| WHAT TO DO |
Would you quote every entry exactly, dropping only the pictures?

| GIVEN RECORDS |

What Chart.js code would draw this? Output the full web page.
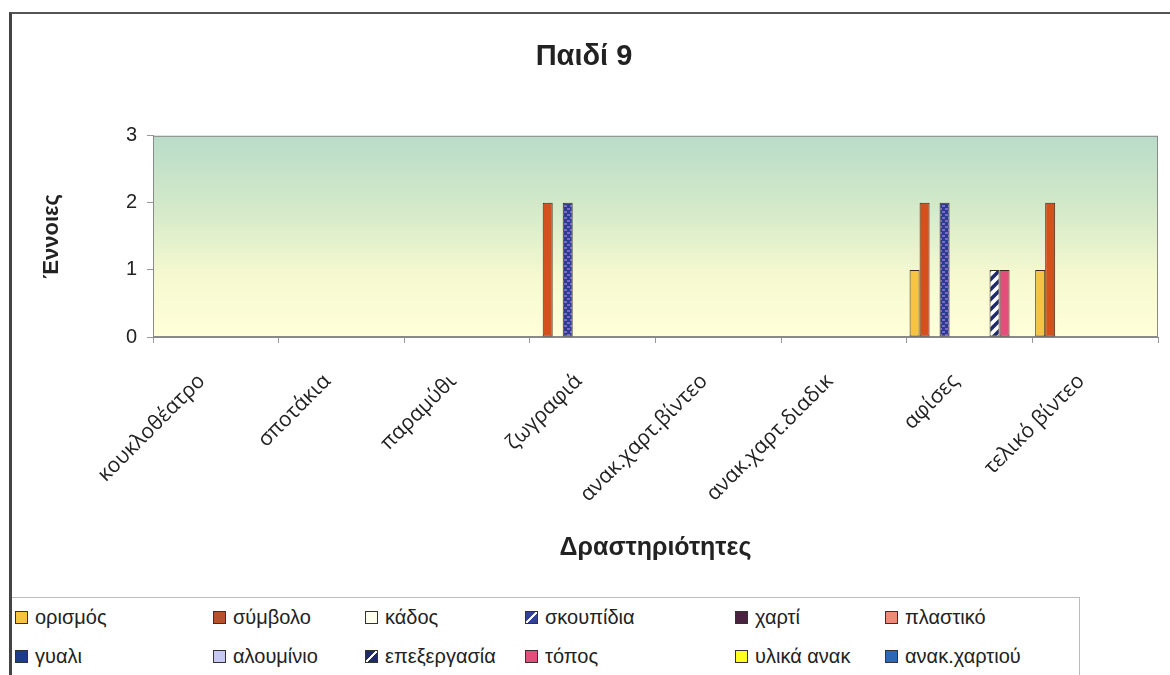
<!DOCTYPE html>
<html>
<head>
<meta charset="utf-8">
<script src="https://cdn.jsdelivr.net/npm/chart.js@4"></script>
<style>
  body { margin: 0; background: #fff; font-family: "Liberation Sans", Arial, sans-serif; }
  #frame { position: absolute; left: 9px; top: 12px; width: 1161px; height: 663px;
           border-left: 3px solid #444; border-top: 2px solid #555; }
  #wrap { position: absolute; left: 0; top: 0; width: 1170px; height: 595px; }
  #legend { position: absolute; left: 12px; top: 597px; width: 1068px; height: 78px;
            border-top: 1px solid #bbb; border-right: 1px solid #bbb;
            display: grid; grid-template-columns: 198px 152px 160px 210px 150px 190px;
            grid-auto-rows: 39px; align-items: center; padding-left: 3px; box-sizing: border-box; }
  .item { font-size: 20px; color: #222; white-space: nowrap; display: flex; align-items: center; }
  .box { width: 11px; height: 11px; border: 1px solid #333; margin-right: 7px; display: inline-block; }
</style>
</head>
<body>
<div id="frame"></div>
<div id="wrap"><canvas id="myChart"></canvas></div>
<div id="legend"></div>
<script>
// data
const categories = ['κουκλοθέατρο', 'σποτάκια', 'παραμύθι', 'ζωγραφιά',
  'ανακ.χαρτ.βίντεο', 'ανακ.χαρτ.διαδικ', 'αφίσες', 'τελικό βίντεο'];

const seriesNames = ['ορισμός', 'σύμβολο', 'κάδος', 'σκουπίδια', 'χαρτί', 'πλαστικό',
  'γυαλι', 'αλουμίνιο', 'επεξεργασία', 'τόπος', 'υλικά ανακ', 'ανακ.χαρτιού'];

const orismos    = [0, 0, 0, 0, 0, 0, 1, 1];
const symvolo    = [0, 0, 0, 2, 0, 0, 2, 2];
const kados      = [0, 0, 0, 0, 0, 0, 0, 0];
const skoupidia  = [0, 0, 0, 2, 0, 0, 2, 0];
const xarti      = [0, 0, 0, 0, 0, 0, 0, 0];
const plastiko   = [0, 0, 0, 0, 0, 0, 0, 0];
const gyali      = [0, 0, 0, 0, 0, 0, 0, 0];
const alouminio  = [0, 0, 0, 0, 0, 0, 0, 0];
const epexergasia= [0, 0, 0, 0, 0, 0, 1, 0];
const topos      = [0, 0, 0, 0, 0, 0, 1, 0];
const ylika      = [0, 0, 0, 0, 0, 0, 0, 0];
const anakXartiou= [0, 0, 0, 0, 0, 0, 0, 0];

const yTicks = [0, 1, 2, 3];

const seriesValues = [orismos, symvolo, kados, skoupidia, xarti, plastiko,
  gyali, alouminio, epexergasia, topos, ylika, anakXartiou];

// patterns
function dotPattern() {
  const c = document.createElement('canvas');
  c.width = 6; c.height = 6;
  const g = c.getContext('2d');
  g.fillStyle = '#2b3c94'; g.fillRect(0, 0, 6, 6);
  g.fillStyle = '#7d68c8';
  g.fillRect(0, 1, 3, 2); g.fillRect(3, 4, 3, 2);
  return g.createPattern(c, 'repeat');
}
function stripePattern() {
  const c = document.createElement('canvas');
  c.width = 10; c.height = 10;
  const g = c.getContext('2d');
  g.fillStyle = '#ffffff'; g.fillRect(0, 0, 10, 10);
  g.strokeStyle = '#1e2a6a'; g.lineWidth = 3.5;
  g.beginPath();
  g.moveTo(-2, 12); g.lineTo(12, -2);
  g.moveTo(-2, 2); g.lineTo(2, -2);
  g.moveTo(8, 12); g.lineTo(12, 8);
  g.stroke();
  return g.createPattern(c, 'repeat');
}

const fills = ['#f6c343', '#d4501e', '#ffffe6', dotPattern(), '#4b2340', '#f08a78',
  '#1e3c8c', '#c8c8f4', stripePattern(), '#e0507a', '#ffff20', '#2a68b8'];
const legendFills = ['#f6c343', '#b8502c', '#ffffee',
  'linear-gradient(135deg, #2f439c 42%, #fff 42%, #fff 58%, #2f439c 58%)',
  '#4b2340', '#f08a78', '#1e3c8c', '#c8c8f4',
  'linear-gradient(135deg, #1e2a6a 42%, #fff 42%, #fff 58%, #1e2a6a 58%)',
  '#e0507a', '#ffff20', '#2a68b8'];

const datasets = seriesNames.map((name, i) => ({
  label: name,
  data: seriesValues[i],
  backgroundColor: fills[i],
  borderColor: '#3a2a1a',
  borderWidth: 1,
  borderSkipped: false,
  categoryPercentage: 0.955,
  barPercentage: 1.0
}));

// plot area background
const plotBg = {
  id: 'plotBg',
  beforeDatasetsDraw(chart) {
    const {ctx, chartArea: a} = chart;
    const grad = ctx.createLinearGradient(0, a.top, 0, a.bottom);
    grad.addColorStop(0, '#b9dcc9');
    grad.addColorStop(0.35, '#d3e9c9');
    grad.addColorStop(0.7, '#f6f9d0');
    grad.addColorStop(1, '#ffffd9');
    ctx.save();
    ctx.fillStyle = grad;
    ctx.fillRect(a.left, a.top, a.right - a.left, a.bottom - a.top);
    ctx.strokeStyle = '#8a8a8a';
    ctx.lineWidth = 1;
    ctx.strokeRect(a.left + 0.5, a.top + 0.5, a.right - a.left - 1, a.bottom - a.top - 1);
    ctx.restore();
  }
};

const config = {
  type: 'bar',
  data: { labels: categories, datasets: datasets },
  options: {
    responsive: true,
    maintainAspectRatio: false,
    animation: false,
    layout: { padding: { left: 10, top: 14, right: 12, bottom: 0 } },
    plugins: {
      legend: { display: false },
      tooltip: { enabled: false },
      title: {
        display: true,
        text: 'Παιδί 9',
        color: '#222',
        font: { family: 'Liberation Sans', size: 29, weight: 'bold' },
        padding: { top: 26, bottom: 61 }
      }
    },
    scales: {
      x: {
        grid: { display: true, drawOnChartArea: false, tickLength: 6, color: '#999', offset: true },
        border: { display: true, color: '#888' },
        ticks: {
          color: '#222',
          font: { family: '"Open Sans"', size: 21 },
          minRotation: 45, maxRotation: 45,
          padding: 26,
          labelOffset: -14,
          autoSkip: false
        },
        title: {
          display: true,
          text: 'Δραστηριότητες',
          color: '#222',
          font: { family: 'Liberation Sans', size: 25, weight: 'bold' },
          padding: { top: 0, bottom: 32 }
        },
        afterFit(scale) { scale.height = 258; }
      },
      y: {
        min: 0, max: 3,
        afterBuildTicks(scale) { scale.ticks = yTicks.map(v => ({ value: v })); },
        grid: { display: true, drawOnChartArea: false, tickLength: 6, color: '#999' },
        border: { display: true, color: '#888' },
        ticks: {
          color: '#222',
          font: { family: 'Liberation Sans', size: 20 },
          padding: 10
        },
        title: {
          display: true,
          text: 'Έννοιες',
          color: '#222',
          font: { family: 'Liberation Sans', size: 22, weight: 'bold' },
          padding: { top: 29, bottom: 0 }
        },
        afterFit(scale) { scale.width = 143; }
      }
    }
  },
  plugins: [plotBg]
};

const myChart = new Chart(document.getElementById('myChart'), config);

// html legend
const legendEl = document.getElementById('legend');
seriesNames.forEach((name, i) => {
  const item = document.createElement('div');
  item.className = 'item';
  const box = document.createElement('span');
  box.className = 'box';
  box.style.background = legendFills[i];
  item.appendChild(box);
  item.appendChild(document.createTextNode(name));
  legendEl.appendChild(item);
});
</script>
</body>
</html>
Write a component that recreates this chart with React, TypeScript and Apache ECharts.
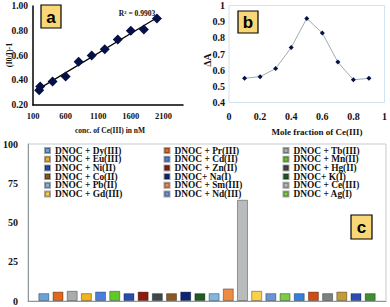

| RESULT FOR THIS TASK |
What Chart.js code would draw this? Output the full web page.
<!DOCTYPE html>
<html>
<head>
<meta charset="utf-8">
<script src="https://cdn.jsdelivr.net/npm/chart.js@4"></script>
<style>
  body { margin: 0; background: #fff; font-family: "Liberation Sans", Arial, sans-serif; }
  #frame { position: absolute; left: 9px; top: 12px; width: 1161px; height: 663px;
           border-left: 3px solid #444; border-top: 2px solid #555; }
  #wrap { position: absolute; left: 0; top: 0; width: 1170px; height: 595px; }
  #legend { position: absolute; left: 12px; top: 597px; width: 1068px; height: 78px;
            border-top: 1px solid #bbb; border-right: 1px solid #bbb;
            display: grid; grid-template-columns: 198px 152px 160px 210px 150px 190px;
            grid-auto-rows: 39px; align-items: center; padding-left: 3px; box-sizing: border-box; }
  .item { font-size: 20px; color: #222; white-space: nowrap; display: flex; align-items: center; }
  .box { width: 11px; height: 11px; border: 1px solid #333; margin-right: 7px; display: inline-block; }
</style>
</head>
<body>
<div id="frame"></div>
<div id="wrap"><canvas id="myChart"></canvas></div>
<div id="legend"></div>
<script>
// data
const categories = ['κουκλοθέατρο', 'σποτάκια', 'παραμύθι', 'ζωγραφιά',
  'ανακ.χαρτ.βίντεο', 'ανακ.χαρτ.διαδικ', 'αφίσες', 'τελικό βίντεο'];

const seriesNames = ['ορισμός', 'σύμβολο', 'κάδος', 'σκουπίδια', 'χαρτί', 'πλαστικό',
  'γυαλι', 'αλουμίνιο', 'επεξεργασία', 'τόπος', 'υλικά ανακ', 'ανακ.χαρτιού'];

const orismos    = [0, 0, 0, 0, 0, 0, 1, 1];
const symvolo    = [0, 0, 0, 2, 0, 0, 2, 2];
const kados      = [0, 0, 0, 0, 0, 0, 0, 0];
const skoupidia  = [0, 0, 0, 2, 0, 0, 2, 0];
const xarti      = [0, 0, 0, 0, 0, 0, 0, 0];
const plastiko   = [0, 0, 0, 0, 0, 0, 0, 0];
const gyali      = [0, 0, 0, 0, 0, 0, 0, 0];
const alouminio  = [0, 0, 0, 0, 0, 0, 0, 0];
const epexergasia= [0, 0, 0, 0, 0, 0, 1, 0];
const topos      = [0, 0, 0, 0, 0, 0, 1, 0];
const ylika      = [0, 0, 0, 0, 0, 0, 0, 0];
const anakXartiou= [0, 0, 0, 0, 0, 0, 0, 0];

const yTicks = [0, 1, 2, 3];

const seriesValues = [orismos, symvolo, kados, skoupidia, xarti, plastiko,
  gyali, alouminio, epexergasia, topos, ylika, anakXartiou];

// patterns
function dotPattern() {
  const c = document.createElement('canvas');
  c.width = 6; c.height = 6;
  const g = c.getContext('2d');
  g.fillStyle = '#2b3c94'; g.fillRect(0, 0, 6, 6);
  g.fillStyle = '#7d68c8';
  g.fillRect(0, 1, 3, 2); g.fillRect(3, 4, 3, 2);
  return g.createPattern(c, 'repeat');
}
function stripePattern() {
  const c = document.createElement('canvas');
  c.width = 10; c.height = 10;
  const g = c.getContext('2d');
  g.fillStyle = '#ffffff'; g.fillRect(0, 0, 10, 10);
  g.strokeStyle = '#1e2a6a'; g.lineWidth = 3.5;
  g.beginPath();
  g.moveTo(-2, 12); g.lineTo(12, -2);
  g.moveTo(-2, 2); g.lineTo(2, -2);
  g.moveTo(8, 12); g.lineTo(12, 8);
  g.stroke();
  return g.createPattern(c, 'repeat');
}

const fills = ['#f6c343', '#d4501e', '#ffffe6', dotPattern(), '#4b2340', '#f08a78',
  '#1e3c8c', '#c8c8f4', stripePattern(), '#e0507a', '#ffff20', '#2a68b8'];
const legendFills = ['#f6c343', '#b8502c', '#ffffee',
  'linear-gradient(135deg, #2f439c 42%, #fff 42%, #fff 58%, #2f439c 58%)',
  '#4b2340', '#f08a78', '#1e3c8c', '#c8c8f4',
  'linear-gradient(135deg, #1e2a6a 42%, #fff 42%, #fff 58%, #1e2a6a 58%)',
  '#e0507a', '#ffff20', '#2a68b8'];

const datasets = seriesNames.map((name, i) => ({
  label: name,
  data: seriesValues[i],
  backgroundColor: fills[i],
  borderColor: '#3a2a1a',
  borderWidth: 1,
  borderSkipped: false,
  categoryPercentage: 0.955,
  barPercentage: 1.0
}));

// plot area background
const plotBg = {
  id: 'plotBg',
  beforeDatasetsDraw(chart) {
    const {ctx, chartArea: a} = chart;
    const grad = ctx.createLinearGradient(0, a.top, 0, a.bottom);
    grad.addColorStop(0, '#b9dcc9');
    grad.addColorStop(0.35, '#d3e9c9');
    grad.addColorStop(0.7, '#f6f9d0');
    grad.addColorStop(1, '#ffffd9');
    ctx.save();
    ctx.fillStyle = grad;
    ctx.fillRect(a.left, a.top, a.right - a.left, a.bottom - a.top);
    ctx.strokeStyle = '#8a8a8a';
    ctx.lineWidth = 1;
    ctx.strokeRect(a.left + 0.5, a.top + 0.5, a.right - a.left - 1, a.bottom - a.top - 1);
    ctx.restore();
  }
};

const config = {
  type: 'bar',
  data: { labels: categories, datasets: datasets },
  options: {
    responsive: true,
    maintainAspectRatio: false,
    animation: false,
    layout: { padding: { left: 10, top: 14, right: 12, bottom: 0 } },
    plugins: {
      legend: { display: false },
      tooltip: { enabled: false },
      title: {
        display: true,
        text: 'Παιδί 9',
        color: '#222',
        font: { family: 'Liberation Sans', size: 29, weight: 'bold' },
        padding: { top: 26, bottom: 61 }
      }
    },
    scales: {
      x: {
        grid: { display: true, drawOnChartArea: false, tickLength: 6, color: '#999', offset: true },
        border: { display: true, color: '#888' },
        ticks: {
          color: '#222',
          font: { family: '"Open Sans"', size: 21 },
          minRotation: 45, maxRotation: 45,
          padding: 26,
          labelOffset: -14,
          autoSkip: false
        },
        title: {
          display: true,
          text: 'Δραστηριότητες',
          color: '#222',
          font: { family: 'Liberation Sans', size: 25, weight: 'bold' },
          padding: { top: 0, bottom: 32 }
        },
        afterFit(scale) { scale.height = 258; }
      },
      y: {
        min: 0, max: 3,
        afterBuildTicks(scale) { scale.ticks = yTicks.map(v => ({ value: v })); },
        grid: { display: true, drawOnChartArea: false, tickLength: 6, color: '#999' },
        border: { display: true, color: '#888' },
        ticks: {
          color: '#222',
          font: { family: 'Liberation Sans', size: 20 },
          padding: 10
        },
        title: {
          display: true,
          text: 'Έννοιες',
          color: '#222',
          font: { family: 'Liberation Sans', size: 22, weight: 'bold' },
          padding: { top: 29, bottom: 0 }
        },
        afterFit(scale) { scale.width = 143; }
      }
    }
  },
  plugins: [plotBg]
};

const myChart = new Chart(document.getElementById('myChart'), config);

// html legend
const legendEl = document.getElementById('legend');
seriesNames.forEach((name, i) => {
  const item = document.createElement('div');
  item.className = 'item';
  const box = document.createElement('span');
  box.className = 'box';
  box.style.background = legendFills[i];
  item.appendChild(box);
  item.appendChild(document.createTextNode(name));
  legendEl.appendChild(item);
});
</script>
</body>
</html>
Write a component that recreates this chart with React, TypeScript and Apache ECharts.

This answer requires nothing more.